But if Silver really wants to emphasize contingency, maybe he should change the name of his website to something like

Tenreplaysof2012wouldprobablyhaveresultedinatleastoneRomneyvictory.com

23proximity1
Nov 16, 2016, 10:10 am


>21 cpg:



Bingo! & Thank you :

>12 proximity1:. I.e. :Would someone else care to explain it to prosfilaes?
I don't teach remedial reading-comprehension.
He does not understand this sentence :
"Clinton faced Trump once, for a single and unique vote."

now "treated."

24prosfilaes
Nov 16, 2016, 6:38 pm

>21 cpg: The example in >18 prosfilaes: didn't give us a probabilistic prediction; he said that Trump would win. Using words like "likely" and "probably" doesn't turn something into a probabilistic prediction.

Silver gave the closest answer of anyone I feel wasn't just trash-talking, besides said professor.

Right now, http://www.nhc.noaa.gov/ is telling us that there's a 30% chance a tropical depression will develop in the Atlantic. Are you going to respond like this if a tropical depression does develop? Probabilities are all about how the world is hard to predict, so we admit that, and give some range of just how likely the experts think something is.

>22 cpg: Mymodelactuallysaidthatmycallingallfivethirtyeightrightinvolvedconsiderableluck.com

I never saw Nathan Silver brag about that. If you looked at the details, given that he gave Florida a 50.1% chance of going Obama at the last moment (which it turns out it did), his prediction was that his calling all the EVs in 2012 election correctly was low probability.

25rrp
Edited: Nov 16, 2016, 7:14 pm

>17 cpg:

I know a little something about probability

Is that a little dangerous something? I think the old saw about quantum theory can be applied to probability. If you can fathom probability without getting dizzy, you don't get it.

Which interpretation of probability do you subscribe to?
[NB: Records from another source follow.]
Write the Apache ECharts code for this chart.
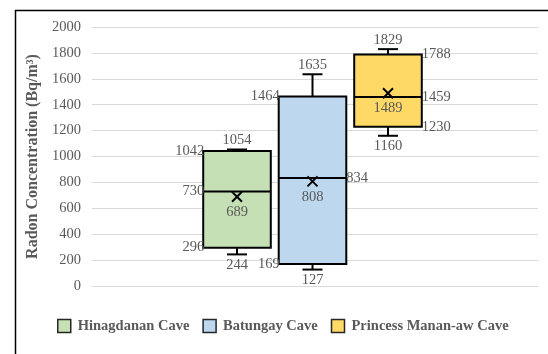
<!DOCTYPE html>
<html>
<head>
<meta charset="utf-8">
<script src="https://cdn.jsdelivr.net/npm/echarts@6/dist/echarts.min.js"></script>
<style>
html,body{margin:0;padding:0;background:#fff;}
#chart{width:548px;height:354px;}
</style>
</head>
<body>
<div id="chart"></div>
<script>
// ---- data ----
var categories = ['Hinagdanan Cave', 'Batungay Cave', 'Princess Manan-aw Cave'];
var minVals    = [244, 127, 1160];
var q1Vals     = [296, 169, 1230];
var medianVals = [730, 834, 1459];
var q3Vals     = [1042, 1464, 1788];
var maxVals    = [1054, 1635, 1829];
var meanVals   = [689, 808, 1489];
var yMin = 0, yMax = 2000, yInterval = 200;

// ---- style ----
var colors = ['#C5E0B4', '#BDD7EE', '#FFD966'];
// side on which the Q1 / median / Q3 labels sit
var labelSides = [
  {q1: 'left', med: 'left', q3: 'left'},
  {q1: 'left', med: 'right', q3: 'left'},
  {q1: 'right', med: 'right', q3: 'right'}
];
var FONT = 'Liberation Serif';
var TXT = '#595959';
var labelFont = '14.5px "' + FONT + '"';

function makeRender(idx) {
  return function (params, api) {
    var ci = api.value(0);
    var vMin = api.value(1), vQ1 = api.value(2), vMed = api.value(3),
        vQ3 = api.value(4), vMax = api.value(5), vMean = api.value(6);
    var cx = api.coord([ci, vMed])[0];
    var band = api.size([1, 0])[0];
    var bw = band * 0.895;
    var left = cx - bw / 2, right = cx + bw / 2;
    var y = function (v) { return api.coord([ci, v])[1]; };
    var yMinP = y(vMin), yQ1 = y(vQ1), yMed = y(vMed), yQ3 = y(vQ3), yMaxP = y(vMax), yMean = y(vMean);
    var cap = 10;
    var ls = {stroke: '#000', lineWidth: 2};
    var children = [];
    // whiskers
    children.push({type: 'line', shape: {x1: cx, y1: yQ3, x2: cx, y2: yMaxP}, style: ls});
    children.push({type: 'line', shape: {x1: cx - cap, y1: yMaxP, x2: cx + cap, y2: yMaxP}, style: ls});
    children.push({type: 'line', shape: {x1: cx, y1: yQ1, x2: cx, y2: yMinP}, style: ls});
    children.push({type: 'line', shape: {x1: cx - cap, y1: yMinP, x2: cx + cap, y2: yMinP}, style: ls});
    // box
    children.push({type: 'rect', shape: {x: left, y: yQ3, width: bw, height: yQ1 - yQ3},
      style: {fill: colors[idx], stroke: '#000', lineWidth: 2}});
    // median
    children.push({type: 'line', shape: {x1: left, y1: yMed, x2: right, y2: yMed}, style: ls});
    // mean X
    var m = 5;
    children.push({type: 'line', shape: {x1: cx - m, y1: yMean - m, x2: cx + m, y2: yMean + m}, style: ls});
    children.push({type: 'line', shape: {x1: cx - m, y1: yMean + m, x2: cx + m, y2: yMean - m}, style: ls});
    // labels
    function txt(text, x, yy, align) {
      children.push({type: 'text', x: x, y: yy,
        style: {text: String(text), font: labelFont, fill: TXT, align: align, verticalAlign: 'middle'}});
    }
    txt(vMax, cx, yMaxP - 9, 'center');
    txt(vMin, cx, yMinP + 10.5, 'center');
    txt(vMean, cx, yMean + 15.5, 'center');
    var s = labelSides[idx];
    txt(vQ3, s.q3 === 'left' ? left + 1 : right, yQ3, s.q3 === 'left' ? 'right' : 'left');
    txt(vQ1, s.q1 === 'left' ? left + 1 : right, yQ1, s.q1 === 'left' ? 'right' : 'left');
    txt(vMed, s.med === 'left' ? left + 1 : right, yMed, s.med === 'left' ? 'right' : 'left');
    return {type: 'group', children: children};
  };
}

var series = categories.map(function (name, i) {
  return {
    type: 'custom',
    name: name,
    xAxisIndex: 1,
    yAxisIndex: 1,
    itemStyle: {color: colors[i]},
    encode: {x: 0, y: [1, 2, 3, 4, 5, 6]},
    data: [[i, minVals[i], q1Vals[i], medianVals[i], q3Vals[i], maxVals[i], meanVals[i]]],
    renderItem: makeRender(i),
    z: 3
  };
});

var chart = echarts.init(document.getElementById('chart'), null, {renderer: 'canvas'});
chart.setOption({
  animation: false,
  backgroundColor: '#fff',
  graphic: [{
    type: 'rect', left: 13, top: 8, z: 100,
    shape: {x: 0, y: 0, width: 533.5, height: 360},
    style: {fill: 'none', stroke: '#000', lineWidth: 1.5}
  }],
  legend: {
    left: 57, top: 318.5, padding: 0,
    icon: 'rect', itemWidth: 13, itemHeight: 13, itemGap: 13,
    itemStyle: {borderColor: '#262626', borderWidth: 1.5},
    textStyle: {fontFamily: FONT, fontWeight: 'bold', fontSize: 14.5, color: TXT, padding: [0, 0, 0, 2]},
    data: categories
  },
  grid: [
    {left: 92, right: 10, top: 27, bottom: 68},
    {left: 199.25, right: 122.25, top: 27, bottom: 68}
  ],
  xAxis: [
    {type: 'category', gridIndex: 0, data: [''], axisLine: {show: false}, axisTick: {show: false}, axisLabel: {show: false}},
    {type: 'category', gridIndex: 1, data: categories, show: false}
  ],
  yAxis: [
    {
      type: 'value', gridIndex: 0, min: yMin, max: yMax, interval: yInterval,
      name: 'Radon Concentration (Bq/m³)', nameLocation: 'middle', nameGap: 49,
      nameTextStyle: {fontFamily: FONT, fontWeight: 'bold', fontSize: 16, color: TXT},
      axisLine: {show: false}, axisTick: {show: false},
      axisLabel: {fontFamily: FONT, fontSize: 14.5, color: TXT, margin: 11,
        formatter: function (v) { return String(v); }},
      splitLine: {show: true, lineStyle: {color: '#d9d9d9', width: 1}}
    },
    {type: 'value', gridIndex: 1, min: yMin, max: yMax, interval: yInterval, show: false, splitLine: {show: false}}
  ],
  series: series
});
</script>
</body>
</html>
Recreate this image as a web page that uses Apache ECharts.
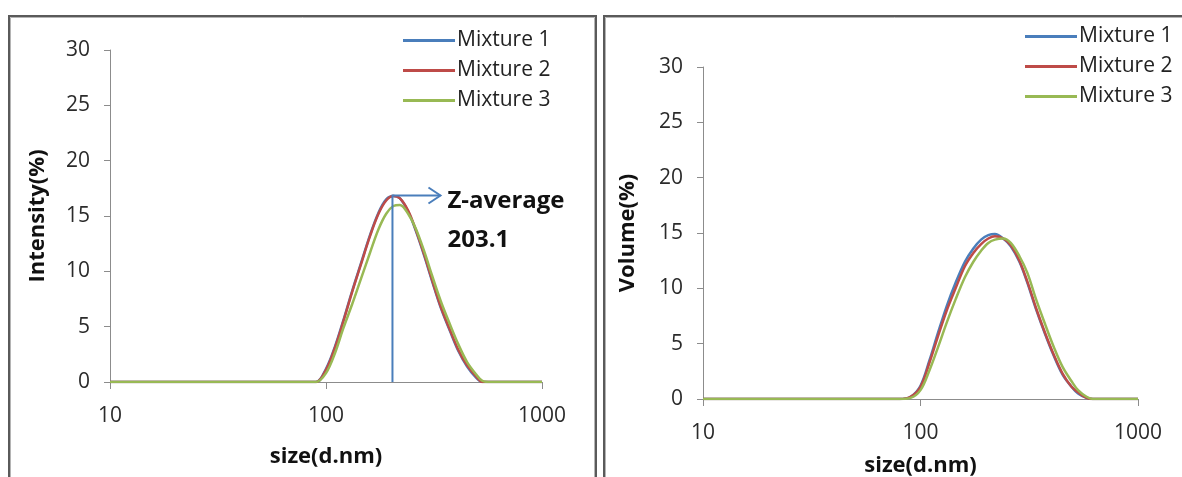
<!DOCTYPE html>
<html>
<head>
<meta charset="utf-8">
<script src="https://cdn.jsdelivr.net/npm/echarts@6/dist/echarts.min.js"></script>
<style>
html,body{margin:0;padding:0;background:#fff;}
#chart{width:1182px;height:477px;}
</style>
</head>
<body>
<div id="chart"></div>
<script>
const sizes = [10, 30, 60, 80, 90, 100, 110, 120, 132, 145, 160, 175, 190, 205, 220, 240, 260, 285, 310, 340, 375, 410, 450, 495, 530, 580, 620, 700, 1000];
const seriesNames = ['Mixture 1', 'Mixture 2', 'Mixture 3'];
// Intensity (%)
const intensity1 = [0, 0, 0, 0, 0, 1.2, 3.2, 5.5, 8.2, 10.7, 13.3, 15.3, 16.5, 16.8, 16.6, 15.4, 13.7, 11.4, 9.1, 6.7, 4.6, 2.8, 1.4, 0.4, 0, 0, 0, 0, 0];
const intensity2 = [0, 0, 0, 0, 0, 1.1, 3.1, 5.4, 8.1, 10.6, 13.2, 15.2, 16.4, 16.8, 16.6, 15.5, 13.8, 11.5, 9.2, 6.8, 4.7, 2.9, 1.5, 0.5, 0, 0, 0, 0, 0];
const intensity3 = [0, 0, 0, 0, 0, 0.8, 2.6, 4.8, 7.0, 9.3, 11.7, 13.8, 15.2, 15.9, 16.0, 15.2, 13.9, 11.8, 9.6, 7.3, 5.2, 3.4, 1.8, 0.7, 0.1, 0, 0, 0, 0];
// Volume (%)
const volume1 = [0, 0, 0, 0, 0.2, 1.2, 3.5, 5.9, 8.4, 10.5, 12.4, 13.6, 14.4, 14.8, 14.9, 14.5, 13.8, 12.4, 10.5, 8.1, 5.8, 3.9, 2.2, 1.1, 0.5, 0.1, 0, 0, 0];
const volume2 = [0, 0, 0, 0, 0.2, 1.1, 3.3, 5.6, 8.0, 10.0, 12.0, 13.2, 14.0, 14.5, 14.7, 14.5, 13.9, 12.5, 10.6, 8.2, 5.9, 4.0, 2.3, 1.1, 0.6, 0.1, 0, 0, 0];
const volume3 = [0, 0, 0, 0, 0.1, 0.8, 2.6, 4.6, 6.9, 9.0, 11.0, 12.4, 13.4, 14.1, 14.4, 14.5, 14.1, 12.9, 11.4, 9.0, 6.7, 4.7, 2.9, 1.6, 0.8, 0.2, 0, 0, 0];
// annotation
const zAverage = 203.1;
const zAverageLabel = ['Z-average', '203.1'];
const zPeak = 16.85;
const yTicks = {min: 0, max: 30, interval: 5};
const xRange = {min: 10, max: 1000};

const colors = ['#4A7EBB', '#BE4B48', '#98B954'];
const FONT = '"Open Sans", "Noto Sans", sans-serif';
const axisColor = '#8c8c8c';
const textColor = '#2b2b2b';

function pairs(arr){ return sizes.map((s,i)=>[s, arr[i]]); }

function xAxis(gi, gap){
  return {
    type: 'log', logBase: 10, gridIndex: gi, min: xRange.min, max: xRange.max,
    name: 'size(d.nm)', nameLocation: 'middle', nameGap: gap,
    nameTextStyle: {fontFamily: FONT, fontWeight: 'bold', fontSize: 22, color: '#111'},
    axisLine: {onZero: false, lineStyle: {color: axisColor, width: 1}},
    axisTick: {show: true, length: 7, lineStyle: {color: axisColor}},
    minorTick: {show: false},
    splitLine: {show: false},
    axisLabel: {fontFamily: FONT, fontSize: 21, color: textColor, margin: 24,
      formatter: function(v){ return String(Math.round(v)); }}
  };
}
function yAxis(gi, name, gap){
  return {
    type: 'value', gridIndex: gi, min: yTicks.min, max: yTicks.max, interval: yTicks.interval,
    name: name, nameLocation: 'middle', nameGap: gap, nameRotate: 90,
    nameTextStyle: {fontFamily: FONT, fontWeight: 'bold', fontSize: 22, color: '#111'},
    axisLine: {show: true, lineStyle: {color: axisColor, width: 1}},
    axisTick: {show: true, length: 6, lineStyle: {color: axisColor}},
    splitLine: {show: false},
    axisLabel: {fontFamily: FONT, fontSize: 21, color: textColor, margin: 20}
  };
}
function line(name, data, gi, ci){
  return {
    name: name, type: 'line', xAxisIndex: gi, yAxisIndex: gi, data: pairs(data),
    smooth: 0.35, showSymbol: false, symbol: 'none',
    lineStyle: {color: colors[ci], width: 2.5}, itemStyle: {color: colors[ci]},
    z: 2 + ci, animation: false
  };
}
function legend(left, topPos){
  return {
    orient: 'vertical', left: left, top: topPos, padding: 0, itemWidth: 52, itemHeight: 3, itemGap: 9,
    icon: 'rect', selectedMode: false,
    textStyle: {fontFamily: FONT, fontSize: 21, color: '#222', lineHeight: 21, padding: [0,0,0,-3]},
    data: seriesNames
  };
}

const chart = echarts.init(document.getElementById('chart'), null, {renderer: 'canvas'});
const option = {
  backgroundColor: '#fff',
  animation: false,
  grid: [
    {left: 110, top: 50, width: 432, height: 332, outerBoundsMode: 'none', containLabel: false},
    {left: 703, top: 67, width: 435, height: 332, outerBoundsMode: 'none', containLabel: false}
  ],
  xAxis: [xAxis(0, 64), xAxis(1, 56)],
  yAxis: [yAxis(0, 'Intensity(%)', 61), yAxis(1, 'Volume(%)', 64)],
  legend: [legend(403, 30), legend(1025, 26)],
  series: [
    line(seriesNames[0], intensity1, 0, 0),
    line(seriesNames[1], intensity2, 0, 1),
    line(seriesNames[2], intensity3, 0, 2),
    line(seriesNames[0], volume1, 1, 0),
    line(seriesNames[1], volume2, 1, 1),
    line(seriesNames[2], volume3, 1, 2)
  ]
};
chart.setOption(option);

// panel frames + Z-average annotation
const zBase = chart.convertToPixel({xAxisIndex: 0, yAxisIndex: 0}, [zAverage, 0]);
const zTop = chart.convertToPixel({xAxisIndex: 0, yAxisIndex: 0}, [zAverage, zPeak]);
const arrowLen = 48;
const blue = colors[0];
chart.setOption({
  graphic: [
    {type: 'rect', shape: {x: 9, y: 16, width: 587, height: 500}, style: {fill: null, stroke: '#5a5a5a', lineWidth: 2}, z: 10},
    {type: 'rect', shape: {x: 10.5, y: 17.5, width: 584, height: 500}, style: {fill: null, stroke: '#b4b4b4', lineWidth: 1}, z: 10},
    {type: 'rect', shape: {x: 604, y: 16, width: 600, height: 500}, style: {fill: null, stroke: '#5a5a5a', lineWidth: 2}, z: 10},
    {type: 'rect', shape: {x: 605.5, y: 17.5, width: 600, height: 500}, style: {fill: null, stroke: '#b4b4b4', lineWidth: 1}, z: 10},
    {type: 'polyline', shape: {points: [[zBase[0], zBase[1]], [zTop[0], zTop[1]], [zTop[0] + arrowLen, zTop[1]]]},
      style: {fill: null, stroke: blue, lineWidth: 2}, z: 20},
    {type: 'polyline', shape: {points: [[zTop[0] + arrowLen - 12, zTop[1] - 8], [zTop[0] + arrowLen, zTop[1]], [zTop[0] + arrowLen - 12, zTop[1] + 8]]},
      style: {fill: null, stroke: blue, lineWidth: 2}, z: 20},
    {type: 'text', x: zTop[0] + arrowLen + 7, y: zTop[1] + 6,
      style: {text: zAverageLabel[0], fontFamily: FONT, fontWeight: 'bold', fontSize: 24, fill: '#111', verticalAlign: 'middle', align: 'left'}, z: 20},
    {type: 'text', x: zTop[0] + arrowLen + 7, y: zTop[1] + 45,
      style: {text: zAverageLabel[1], fontFamily: FONT, fontWeight: 'bold', fontSize: 24, fill: '#111', verticalAlign: 'middle', align: 'left'}, z: 20}
  ]
});
</script>
</body>
</html>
http://plato.stanford.edu/entries/probability-interpret/

26rrp
Nov 16, 2016, 7:14 pm

I don't get all this piling on to Nate Silver. If you actually read, or listened, to his stuff, you would know that he was very leery about making any actual "predictions" for this election because it was so far from the norms on which the models he uses are based. The day before the election, he was still saying things like "if Trumps wins" so he seriously considered that outcome a possibility. I personally think 538's commentary and modeling was excellent. His models turned out to be a lot better than any other, as far as I can tell. (Subtle point, a model that correctly predicts one outcome is not necessarily better than one that does not.) Despite the difference in electoral votes, this was a very, very, close run thing and small differences and errors were greatly magnified by the first-past-the-post principle.

27proximity1
Edited: Nov 17, 2016, 2:44 am

>26 rrp:


I don't get all this piling on to Nate Silver. If you actually read, or listened, to his stuff, you would know that he was very leery about making any actual "predictions" for this election because it was so far from the norms on which the models he uses are based. The day before the election, he was still saying things like "if Trumps wins" so he seriously considered that outcome a possibility. I personally think 538's commentary and modeling was excellent.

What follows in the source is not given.